A couple of years ago, I wrote up a short piece about a Zero Energy Home being built here in town, and I made this observation about the price:
[T]he target price is $199,000, which is on the high side for a 3-bedroom, 2-bath house with 1650 square feet, but the energy savings should compensate for that.
It won’t happen overnight, of course: the payback period is measured in years, and anyway we have rather lower real-estate prices here than prevail in, say, the Twin Cities:
Peter Lytle has gone to extraordinary lengths to set an example. To show other people how to live in harmony with the environment and lighten their footprint on the Earth, Lytle has spent more than $1 million to buy and revamp a 1948 Minnetonka rambler as a “green” home.
By equipping it with four kinds of alternative energy and the best available insulation, windows and indoor air system, he has made it a lesson in how to operate an ordinary home with far less energy and expense.

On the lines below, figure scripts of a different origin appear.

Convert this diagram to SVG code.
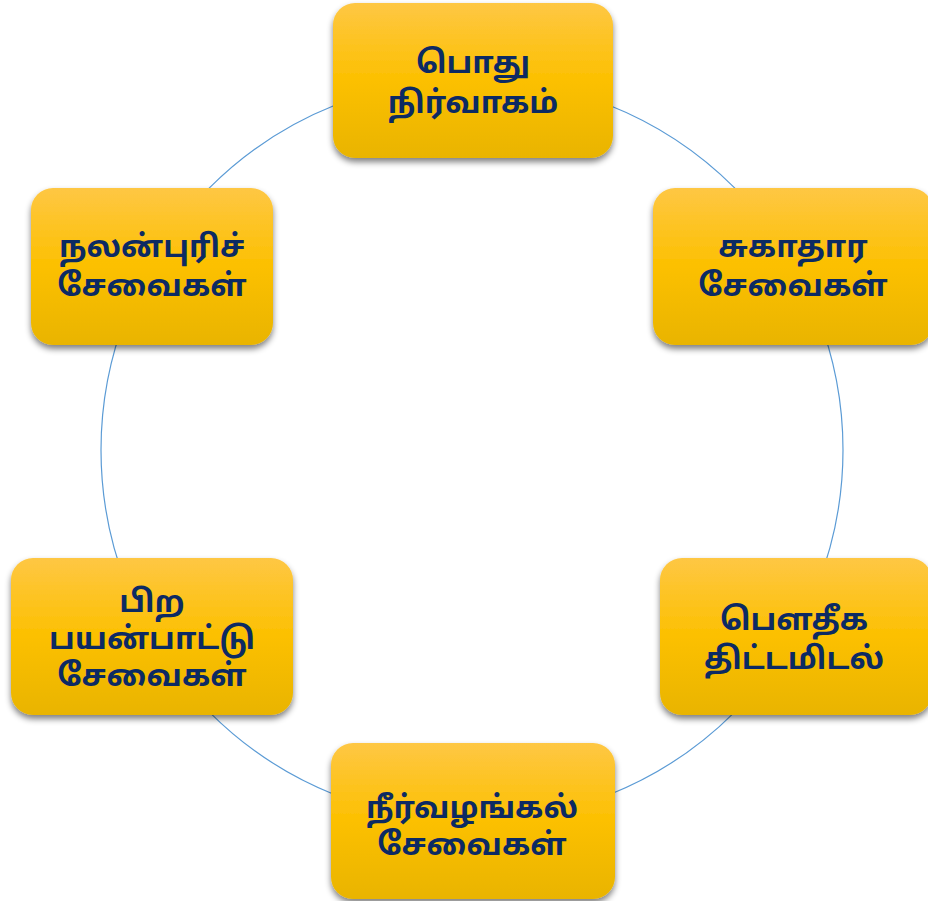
<svg xmlns="http://www.w3.org/2000/svg" width="928" height="901" viewBox="0 0 928 901">
<defs>
<linearGradient id="gold" x1="0" y1="0" x2="0" y2="1">
<stop offset="0" stop-color="#fec744"/>
<stop offset="0.5" stop-color="#fcc000"/>
<stop offset="1" stop-color="#e9b400"/>
</linearGradient>
<filter id="sh" x="-10%" y="-10%" width="120%" height="130%">
<feGaussianBlur in="SourceAlpha" stdDeviation="3"/>
<feOffset dx="0" dy="4" result="b"/>
<feComponentTransfer><feFuncA type="linear" slope="0.5"/></feComponentTransfer>
<feMerge><feMergeNode/><feMergeNode in="SourceGraphic"/></feMerge>
</filter>
</defs>
<style>
.box{fill:url(#gold);filter:url(#sh)}
.t{font-family:"Noto Sans Tamil","Latha","Noto Sans","DejaVu Sans",sans-serif;font-weight:bold;font-size:31px;fill:#0c2a63;text-anchor:middle}
.ring{fill:none;stroke:#5b9bd5;stroke-width:1.2}
</style>
<rect width="928" height="901" fill="#ffffff"/>
<g id="connectors">
<circle class="ring" cx="472" cy="450" r="371"/>
</g>
<g id="n1">
<rect class="box" x="333" y="3" width="280" height="155" rx="22"/>
<text class="t" x="473" y="73">பொது</text>
<text class="t" x="473" y="113">நிர்வாகம்</text>
</g>
<g id="n2">
<rect class="box" x="653" y="188" width="280" height="157" rx="22"/>
<text class="t" x="793" y="257">சுகாதார</text>
<text class="t" x="793" y="296">சேவைகள்</text>
</g>
<g id="n3">
<rect class="box" x="660" y="558" width="272" height="157" rx="22"/>
<text class="t" x="794" y="630">பௌதீக</text>
<text class="t" x="794" y="669">திட்டமிடல்</text>
</g>
<g id="n4">
<rect class="box" x="331" y="743" width="284" height="156" rx="22"/>
<text class="t" x="472" y="818">நீர்வழங்கல்</text>
<text class="t" x="472" y="855">சேவைகள்</text>
</g>
<g id="n5">
<rect class="box" x="11" y="558" width="282" height="157" rx="22"/>
<text class="t" x="152" y="612">பிற</text>
<text class="t" x="152" y="649">பயன்பாட்டு</text>
<text class="t" x="152" y="686">சேவைகள்</text>
</g>
<g id="n6">
<rect class="box" x="31" y="188" width="242" height="157" rx="22"/>
<text class="t" x="152" y="257">நலன்புரிச்</text>
<text class="t" x="152" y="296">சேவைகள்</text>
</g>
</svg>
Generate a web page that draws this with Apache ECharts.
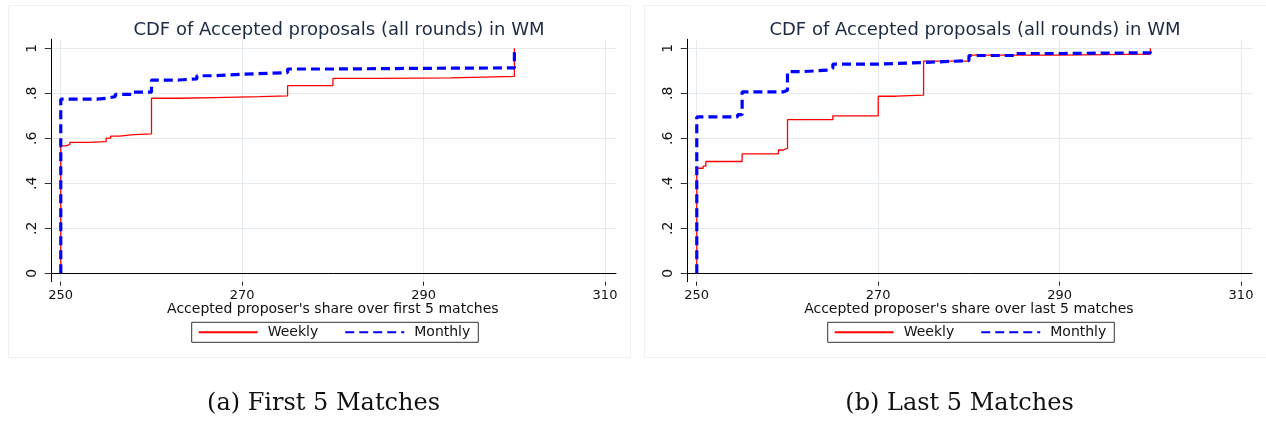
<!DOCTYPE html>
<html>
<head>
<meta charset="utf-8">
<script src="https://cdn.jsdelivr.net/npm/echarts@6/dist/echarts.min.js"></script>
<style>
  html, body { margin: 0; padding: 0; background: #fff; }
  #chart { width: 1266px; height: 422px; }
</style>
</head>
<body>
<div id="chart"></div>
<script>
// tick labels
const xTicks = [250, 270, 290, 310]
const yTickLabels = ['0', '.2', '.4', '.6', '.8', '1']

// first 5 matches: [share, cdf]
const firstWeekly = [
  [250, 0], [250, 0.566], [250.5, 0.572], [251, 0.582], [253, 0.585], [255, 0.601],
  [255.5, 0.610], [256.5, 0.616], [258, 0.620], [260, 0.778], [263, 0.781],
  [267, 0.785], [272, 0.789], [275, 0.834], [280, 0.866], [285, 0.869],
  [293, 0.875], [300, 1.0]
]
const firstMonthly = [
  [250, 0], [250, 0.774], [254, 0.778], [255, 0.785], [256, 0.795], [258, 0.805],
  [260, 0.859], [263, 0.864], [265, 0.878], [267, 0.885], [270, 0.892],
  [275, 0.908], [280, 0.911], [290, 0.913], [300, 1.0]
]

// last 5 matches
const lastWeekly = [
  [250, 0], [250, 0.467], [250.7, 0.476], [251, 0.497], [255, 0.531], [259, 0.548],
  [259.5, 0.555], [260, 0.683], [265, 0.700], [270, 0.787], [272, 0.792],
  [275, 0.943], [280, 0.970], [290, 0.974], [300, 1.0]
]
const lastMonthly = [
  [250, 0], [250, 0.695], [254.5, 0.705], [255, 0.806], [259.5, 0.814], [260, 0.896],
  [261.5, 0.903], [264.5, 0.911], [265, 0.930], [270, 0.937], [275, 0.945],
  [280, 0.968], [285, 0.977], [290, 0.980], [300, 1.0]
]

const panels = [
  { dx: 0, xName: "Accepted proposer's share over first 5 matches", caption: '(a) First 5 Matches', weekly: firstWeekly, monthly: firstMonthly },
  { dx: 636, xName: "Accepted proposer's share over last 5 matches", caption: '(b) Last 5 Matches', weekly: lastWeekly, monthly: lastMonthly }
]

const SANS = 'DejaVu Sans'
const GRID_COLOR = '#e3ebee'

const chart = echarts.init(document.getElementById('chart'))

const option = {
  animation: false,
  backgroundColor: '#fff',
  title: [],
  legend: [],
  grid: [],
  xAxis: [],
  yAxis: [],
  series: [],
  graphic: []
}

panels.forEach((p, i) => {
  const gTicks = i * 2
  const gData = i * 2 + 1

  // outer frame of the panel
  option.graphic.push({
    type: 'rect',
    shape: { x: p.dx + 8.5, y: 5.5, width: 622, height: 352 },
    style: { fill: 'none', stroke: '#edf2f4', lineWidth: 1 },
    silent: true
  })

  option.title.push({
    text: 'CDF of Accepted proposals (all rounds) in WM',
    left: p.dx + 334,
    top: 16,
    textAlign: 'center',
    textStyle: { fontFamily: SANS, fontSize: 18, fontWeight: 'normal', color: '#1c2a44' }
  })
  option.title.push({
    text: p.caption,
    left: p.dx + 318.5,
    top: 387,
    textAlign: 'center',
    textStyle: { fontFamily: 'DejaVu Serif', fontSize: 24, fontWeight: 'normal', color: '#111' }
  })

  // grid carrying x ticks / vertical grid lines over the full frame height
  option.grid.push({ left: p.dx + 60.7, top: 39.3, width: 544.3, height: 242.4 })
  // grid carrying the data and the y ticks / horizontal grid lines
  option.grid.push({ left: p.dx + 51.7, top: 48.3, width: 564.3, height: 225 })

  option.xAxis.push({
    type: 'value',
    gridIndex: gTicks,
    min: xTicks[0],
    max: xTicks[xTicks.length - 1],
    interval: xTicks[1] - xTicks[0],
    axisLine: { show: false },
    axisTick: { show: true, length: 4, lineStyle: { color: '#222' } },
    axisLabel: { margin: 7, fontFamily: SANS, fontSize: 13, color: '#111' },
    splitLine: { show: true, lineStyle: { color: GRID_COLOR, width: 1 } },
    name: p.xName,
    nameLocation: 'middle',
    nameGap: 21,
    nameMoveOverlap: false,
    nameTextStyle: { fontFamily: SANS, fontSize: 14, color: '#111' }
  })
  option.yAxis.push({
    type: 'value',
    gridIndex: gTicks,
    min: 0,
    max: 1,
    offset: 9,
    axisLine: { show: true, lineStyle: { color: '#000', width: 1 } },
    axisTick: { show: false },
    axisLabel: { show: false },
    splitLine: { show: false }
  })

  option.xAxis.push({
    type: 'value',
    gridIndex: gData,
    min: 249,
    max: 311.2,
    offset: 8.4,
    axisLine: { show: true, lineStyle: { color: '#000', width: 1 } },
    axisTick: { show: false },
    axisLabel: { show: false },
    splitLine: { show: false }
  })
  option.yAxis.push({
    type: 'value',
    gridIndex: gData,
    min: 0,
    max: 1,
    interval: 0.2,
    axisLine: { show: false },
    axisTick: { show: true, length: 7, lineStyle: { color: '#333' } },
    axisLabel: {
      rotate: 90,
      margin: 12,
      fontFamily: SANS,
      fontSize: 14,
      color: '#111',
      formatter: v => yTickLabels[Math.round(v / 0.2)]
    },
    splitLine: { show: true, lineStyle: { color: GRID_COLOR, width: 1 } }
  })

  option.series.push({
    name: 'Weekly',
    type: 'line',
    step: 'end',
    symbol: 'none',
    xAxisIndex: gData,
    yAxisIndex: gData,
    lineStyle: { color: '#ff0000', width: 1.3 },
    itemStyle: { color: '#ff0000' },
    data: p.weekly
  })
  option.series.push({
    name: 'Monthly',
    type: 'line',
    step: 'end',
    symbol: 'none',
    xAxisIndex: gData,
    yAxisIndex: gData,
    lineStyle: { color: '#0000ff', width: 3.2, type: [9, 5] },
    itemStyle: { color: '#0000ff' },
    data: p.monthly
  })

  option.legend.push({
    left: p.dx + 191.7,
    top: 322.3,
    orient: 'horizontal',
    data: ['Weekly', 'Monthly'],
    itemWidth: 59,
    itemHeight: 14,
    itemGap: 26,
    padding: [3, 8, 3, 6],
    borderColor: '#333',
    borderWidth: 1,
    selectedMode: false,
    itemStyle: { opacity: 0 },
    textStyle: { fontFamily: SANS, fontSize: 14, color: '#111', padding: [0, 0, 0, 5] }
  })
})

chart.setOption(option)
</script>
</body>
</html>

Far less energy, no doubt. But “far less expense”? Let’s ask Chad the Elder about that:
Let’s see, they invested about $685K (at least) in making the home green. But remember, the water and energy bills will [be] a fraction of a traditional home. According to this Energy Analysis, the average annual energy costs for a home like this in Minnesota would be about $3200. Throw in another grand to cover water (easily) and you’re at $4200. We’ll bump it to $4500 just to leave a little wiggle room.
Then, just for fun let’s say that this new green house completely eliminates all energy and water costs. In that case, it would only take ONE HUNDRED FIFTY-TWO YEARS for the homeowners to recoup their costs.
I believe the technical term for this is “cost-defective.”
Of course, the buyer didn’t do all this to save money: he did it to set an example for the rest of us poor slobs, which is far more important in the long run, right?